▶ **The request**
Write out the data below in full, unchanged, minus the images.

▶ **Supplied material**
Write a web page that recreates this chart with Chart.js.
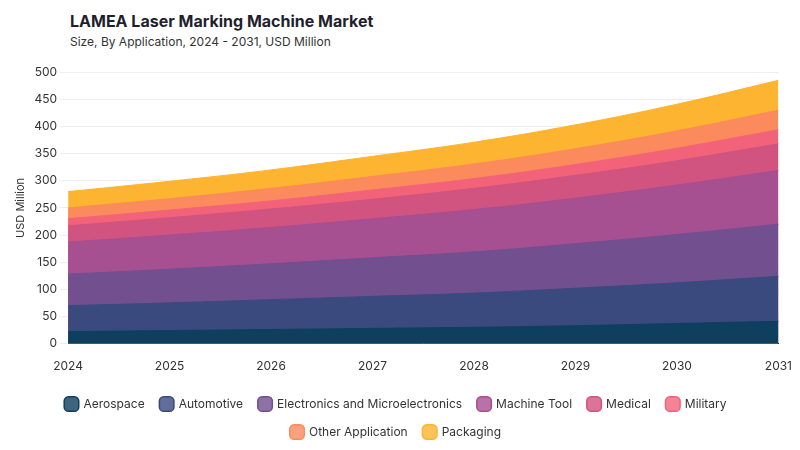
<!DOCTYPE html>
<html>
<head>
<meta charset="utf-8">
<script src="https://cdn.jsdelivr.net/npm/chart.js@4/dist/chart.umd.min.js"></script>
<style>
  body { margin: 0; background: #fff; font-family: Inter, sans-serif; }
  #wrap { position: relative; width: 800px; height: 450px; }
  h1 { position: absolute; left: 70px; top: 11px; margin: 0; font-size: 16px; font-weight: 700; color: #1f1f2e; }
  h2 { position: absolute; left: 70px; top: 34px; margin: 0; font-size: 12px; font-weight: 400; color: #333; }
  #box { position: absolute; left: 0; top: 62px; width: 800px; height: 386px; }
</style>
</head>
<body>
<div id="wrap">
  <h1>LAMEA Laser Marking Machine Market</h1>
  <h2>Size, By Application, 2024 - 2031, USD Million</h2>
  <div id="box"><canvas id="chart"></canvas></div>
</div>
<script>
const years = ["2024", "2025", "2026", "2027", "2028", "2029", "2030", "2031"];
const seriesNames = ["Aerospace", "Automotive", "Electronics and Microelectronics", "Machine Tool", "Medical", "Military", "Other Application", "Packaging"];
const aerospace   = [22, 24, 26, 28, 30, 33, 37, 41];
const automotive  = [48, 51, 55, 59, 63, 69, 75, 83];
const electronics = [58, 62, 66, 71, 76, 82, 89, 96];
const machineTool = [59, 63, 67, 72, 78, 84, 91, 99];
const medical     = [30, 32, 34, 36, 39, 42, 45, 49];
const military    = [13, 14, 15, 17, 18, 20, 23, 26];
const other       = [20, 21, 23, 25, 27, 29, 32, 36];
const packaging   = [30, 32, 34, 37, 40, 44, 49, 55];
const allValues = [aerospace, automotive, electronics, machineTool, medical, military, other, packaging];
const colors = ["#0e3f5e", "#3a4a7e", "#724f8f", "#a64f91", "#d1537f", "#f2637a", "#fb8a5c", "#fdb430"];

new Chart(document.getElementById("chart"), {
  type: "line",
  data: {
    labels: years,
    datasets: seriesNames.map((name, i) => ({
      label: name,
      data: allValues[i],
      fill: true,
      backgroundColor: colors[i],
      borderColor: colors[i],
      borderWidth: 1,
      pointRadius: 0,
      tension: 0.4
    }))
  },
  options: {
    responsive: true,
    maintainAspectRatio: false,
    animation: false,
    layout: { padding: { left: 10, right: 18, top: 4, bottom: 0 } },
    plugins: {
      legend: {
        position: "bottom",
        labels: {
          usePointStyle: true,
          pointStyle: "rectRounded",
          boxWidth: 14,
          boxHeight: 14,
          padding: 16,
          color: "#333",
          font: { family: "Inter", size: 12 },
          generateLabels: chart => chart.data.datasets.map((d, i) => ({
            text: d.label,
            fillStyle: d.backgroundColor + "cc",
            strokeStyle: d.backgroundColor,
            lineWidth: 1.5,
            pointStyle: "rectRounded",
            datasetIndex: i,
            fontColor: "#333"
          }))
        }
      },
      tooltip: { enabled: false }
    },
    scales: {
      x: {
        offset: false,
        grid: { display: false },
        border: { color: "#333" },
        ticks: { padding: 8, color: "#333", font: { family: "Inter", size: 12 } }
      },
      y: {
        stacked: true,
        min: 0,
        max: 500,
        ticks: { stepSize: 50, color: "#333", font: { family: "Inter", size: 12 } },
        grid: { color: "#eeeeee" },
        border: { display: false },
        title: { display: true, text: "USD Million", color: "#333", font: { family: "Inter", size: 11 } }
      }
    }
  }
});
</script>
</body>
</html>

▶ **Output of the task**
Write a web page that recreates this chart with Chart.js.
<!DOCTYPE html>
<html>
<head>
<meta charset="utf-8">
<script src="https://cdn.jsdelivr.net/npm/chart.js@4/dist/chart.umd.min.js"></script>
<style>
  body { margin: 0; background: #fff; font-family: Inter, sans-serif; }
  #wrap { position: relative; width: 800px; height: 450px; }
  h1 { position: absolute; left: 70px; top: 11px; margin: 0; font-size: 16px; font-weight: 700; color: #1f1f2e; }
  h2 { position: absolute; left: 70px; top: 34px; margin: 0; font-size: 12px; font-weight: 400; color: #333; }
  #box { position: absolute; left: 0; top: 62px; width: 800px; height: 386px; }
</style>
</head>
<body>
<div id="wrap">
  <h1>LAMEA Laser Marking Machine Market</h1>
  <h2>Size, By Application, 2024 - 2031, USD Million</h2>
  <div id="box"><canvas id="chart"></canvas></div>
</div>
<script>
const years = ["2024", "2025", "2026", "2027", "2028", "2029", "2030", "2031"];
const seriesNames = ["Aerospace", "Automotive", "Electronics and Microelectronics", "Machine Tool", "Medical", "Military", "Other Application", "Packaging"];
const aerospace   = [22, 24, 26, 28, 30, 33, 37, 41];
const automotive  = [48, 51, 55, 59, 63, 69, 75, 83];
const electronics = [58, 62, 66, 71, 76, 82, 89, 96];
const machineTool = [59, 63, 67, 72, 78, 84, 91, 99];
const medical     = [30, 32, 34, 36, 39, 42, 45, 49];
const military    = [13, 14, 15, 17, 18, 20, 23, 26];
const other       = [20, 21, 23, 25, 27, 29, 32, 36];
const packaging   = [30, 32, 34, 37, 40, 44, 49, 55];
const allValues = [aerospace, automotive, electronics, machineTool, medical, military, other, packaging];
const colors = ["#0e3f5e", "#3a4a7e", "#724f8f", "#a64f91", "#d1537f", "#f2637a", "#fb8a5c", "#fdb430"];

new Chart(document.getElementById("chart"), {
  type: "line",
  data: {
    labels: years,
    datasets: seriesNames.map((name, i) => ({
      label: name,
      data: allValues[i],
      fill: true,
      backgroundColor: colors[i],
      borderColor: colors[i],
      borderWidth: 1,
      pointRadius: 0,
      tension: 0.4
    }))
  },
  options: {
    responsive: true,
    maintainAspectRatio: false,
    animation: false,
    layout: { padding: { left: 10, right: 18, top: 4, bottom: 0 } },
    plugins: {
      legend: {
        position: "bottom",
        labels: {
          usePointStyle: true,
          pointStyle: "rectRounded",
          boxWidth: 14,
          boxHeight: 14,
          padding: 16,
          color: "#333",
          font: { family: "Inter", size: 12 },
          generateLabels: chart => chart.data.datasets.map((d, i) => ({
            text: d.label,
            fillStyle: d.backgroundColor + "cc",
            strokeStyle: d.backgroundColor,
            lineWidth: 1.5,
            pointStyle: "rectRounded",
            datasetIndex: i,
            fontColor: "#333"
          }))
        }
      },
      tooltip: { enabled: false }
    },
    scales: {
      x: {
        offset: false,
        grid: { display: false },
        border: { color: "#333" },
        ticks: { padding: 8, color: "#333", font: { family: "Inter", size: 12 } }
      },
      y: {
        stacked: true,
        min: 0,
        max: 500,
        ticks: { stepSize: 50, color: "#333", font: { family: "Inter", size: 12 } },
        grid: { color: "#eeeeee" },
        border: { display: false },
        title: { display: true, text: "USD Million", color: "#333", font: { family: "Inter", size: 11 } }
      }
    }
  }
});
</script>
</body>
</html>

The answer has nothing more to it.